Skyscrapers Yes, they do loom over you, dominating the midtown and downtown sky right up to the neon lit heavens, from the pompous, giant and clumsy Trump Tower to the sublime, steely, gleaming beauty of the Chrysler building. This elegant midtown Art Deco angel proving that biggest is by no means the best.

 

 

The Chrysler building

a painting of The crysler building

 

The four Seasons restaurant

Also worth a mention is the cool, smoky, 50’s monolith of the Seagram building on Park Avenue. ‘The four Seasons restaurant” occupies ground floor. Here Mark Rothko was commissioned to paint for a huge sum of money a series of paintings for the walls of this up market eatery.

 

Rothko however was a painter who spent most of his time working downtown in his Bowery studio. The Bowery is very shi shi now, but then?

 

And food? All Rothko really ate were takeaways from the local Chinese restaurants.  It was hardly the best partnership and it wasn’t long before the cracks began to show. On visiting ‘The Four Seasons’ Rothko commented that he would paint ‘Something that will ruin the appetite of every son-of-a-bitch who ever eats in that room.’ Though that would never happen as Rothko, ever more sickened with the place refused to deliver his finished paintings and returned the deposit. They now reside in the Tate Britain London – and wonderful they are too.

 

I decided to see ‘The Four Seasons’ for myself and It has to be said it is a masterpiece of elegance.  The high walls are up-lit and are entirely of dark oak veneer with wire lighting dripping out of the ceiling. Splendid, even I could feel like James Bond in here.

 

I approached one of the owners and asked about Rothko-Gate. He waved his arms theatrically and remarked. ‘It’s far too dark for Rothko in here. It never would have worked’. He then sauntered off to what appeared to be the more obviously affluent clientele. Hmmm still touchy about the rejection eh?

 

Ok time for a drink.

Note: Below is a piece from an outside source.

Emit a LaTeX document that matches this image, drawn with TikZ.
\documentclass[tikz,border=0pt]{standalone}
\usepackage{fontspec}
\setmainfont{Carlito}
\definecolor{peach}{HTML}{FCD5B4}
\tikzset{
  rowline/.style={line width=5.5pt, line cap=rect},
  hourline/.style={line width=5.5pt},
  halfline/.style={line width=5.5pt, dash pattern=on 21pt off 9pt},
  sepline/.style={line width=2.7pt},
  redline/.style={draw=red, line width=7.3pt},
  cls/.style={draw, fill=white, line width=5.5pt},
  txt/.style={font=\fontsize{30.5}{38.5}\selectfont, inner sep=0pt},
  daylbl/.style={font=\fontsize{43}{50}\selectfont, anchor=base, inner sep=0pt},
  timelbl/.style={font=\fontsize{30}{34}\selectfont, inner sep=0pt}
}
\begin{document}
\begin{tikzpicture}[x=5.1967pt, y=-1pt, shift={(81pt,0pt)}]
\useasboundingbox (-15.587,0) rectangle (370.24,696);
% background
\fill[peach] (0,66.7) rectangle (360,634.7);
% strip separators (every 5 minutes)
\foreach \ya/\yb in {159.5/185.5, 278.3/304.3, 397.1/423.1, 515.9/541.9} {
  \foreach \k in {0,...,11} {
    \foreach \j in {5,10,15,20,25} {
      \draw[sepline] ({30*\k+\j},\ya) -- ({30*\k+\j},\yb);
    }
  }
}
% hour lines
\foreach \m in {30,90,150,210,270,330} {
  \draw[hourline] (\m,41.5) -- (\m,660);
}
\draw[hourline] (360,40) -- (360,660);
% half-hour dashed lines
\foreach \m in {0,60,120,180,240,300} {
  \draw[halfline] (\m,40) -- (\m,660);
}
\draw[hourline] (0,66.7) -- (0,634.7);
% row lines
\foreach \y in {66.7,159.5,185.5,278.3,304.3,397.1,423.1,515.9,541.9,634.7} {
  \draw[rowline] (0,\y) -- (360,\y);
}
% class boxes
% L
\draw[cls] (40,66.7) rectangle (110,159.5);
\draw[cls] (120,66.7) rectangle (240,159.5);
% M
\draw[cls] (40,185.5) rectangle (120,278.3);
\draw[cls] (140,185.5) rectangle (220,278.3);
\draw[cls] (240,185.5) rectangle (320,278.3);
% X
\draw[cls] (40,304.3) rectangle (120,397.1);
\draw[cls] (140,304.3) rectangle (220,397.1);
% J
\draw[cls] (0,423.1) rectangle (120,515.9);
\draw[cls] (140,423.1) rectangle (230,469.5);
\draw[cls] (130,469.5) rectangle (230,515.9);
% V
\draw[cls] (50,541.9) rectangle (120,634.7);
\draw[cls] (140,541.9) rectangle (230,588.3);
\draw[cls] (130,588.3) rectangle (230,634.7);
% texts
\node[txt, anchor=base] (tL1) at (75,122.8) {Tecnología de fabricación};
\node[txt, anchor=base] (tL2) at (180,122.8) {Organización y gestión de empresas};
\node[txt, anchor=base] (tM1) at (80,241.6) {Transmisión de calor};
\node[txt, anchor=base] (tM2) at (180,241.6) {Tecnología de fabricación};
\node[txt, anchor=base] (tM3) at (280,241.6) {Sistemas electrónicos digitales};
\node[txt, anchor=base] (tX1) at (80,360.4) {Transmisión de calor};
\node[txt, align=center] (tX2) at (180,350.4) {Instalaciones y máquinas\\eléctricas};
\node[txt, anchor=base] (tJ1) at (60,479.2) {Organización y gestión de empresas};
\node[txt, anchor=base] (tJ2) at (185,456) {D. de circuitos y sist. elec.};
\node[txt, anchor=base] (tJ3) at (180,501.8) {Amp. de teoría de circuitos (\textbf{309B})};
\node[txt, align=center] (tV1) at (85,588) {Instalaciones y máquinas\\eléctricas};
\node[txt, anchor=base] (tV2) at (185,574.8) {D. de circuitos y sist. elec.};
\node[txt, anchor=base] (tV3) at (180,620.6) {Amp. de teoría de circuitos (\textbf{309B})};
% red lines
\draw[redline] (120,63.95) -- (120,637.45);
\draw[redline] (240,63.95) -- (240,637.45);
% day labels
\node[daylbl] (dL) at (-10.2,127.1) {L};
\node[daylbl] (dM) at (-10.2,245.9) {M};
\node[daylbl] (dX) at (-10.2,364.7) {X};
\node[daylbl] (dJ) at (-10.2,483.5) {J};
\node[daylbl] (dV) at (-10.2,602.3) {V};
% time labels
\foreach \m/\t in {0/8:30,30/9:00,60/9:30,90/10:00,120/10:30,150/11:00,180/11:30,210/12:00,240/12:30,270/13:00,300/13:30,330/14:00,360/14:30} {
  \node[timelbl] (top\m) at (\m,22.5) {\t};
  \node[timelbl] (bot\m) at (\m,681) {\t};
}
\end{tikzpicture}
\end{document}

Not being a Vodka-Martini man I decided to have a gin and tonic. It was a perfect Gin and Tonic too. It had to be as it was four times the price as any other Gin and tonic I have ever had in my life. Nursing my mortgaged drink I sank back into a wrap-around leather sofa and people-watched. Yes they were all here. The Mrs Robinsons with The Gordon Gekko’s. The New Money with The Old Money, and the liberal peppering of pretty young Russian women with no one in particular! I wonder what Rothko would have said about that?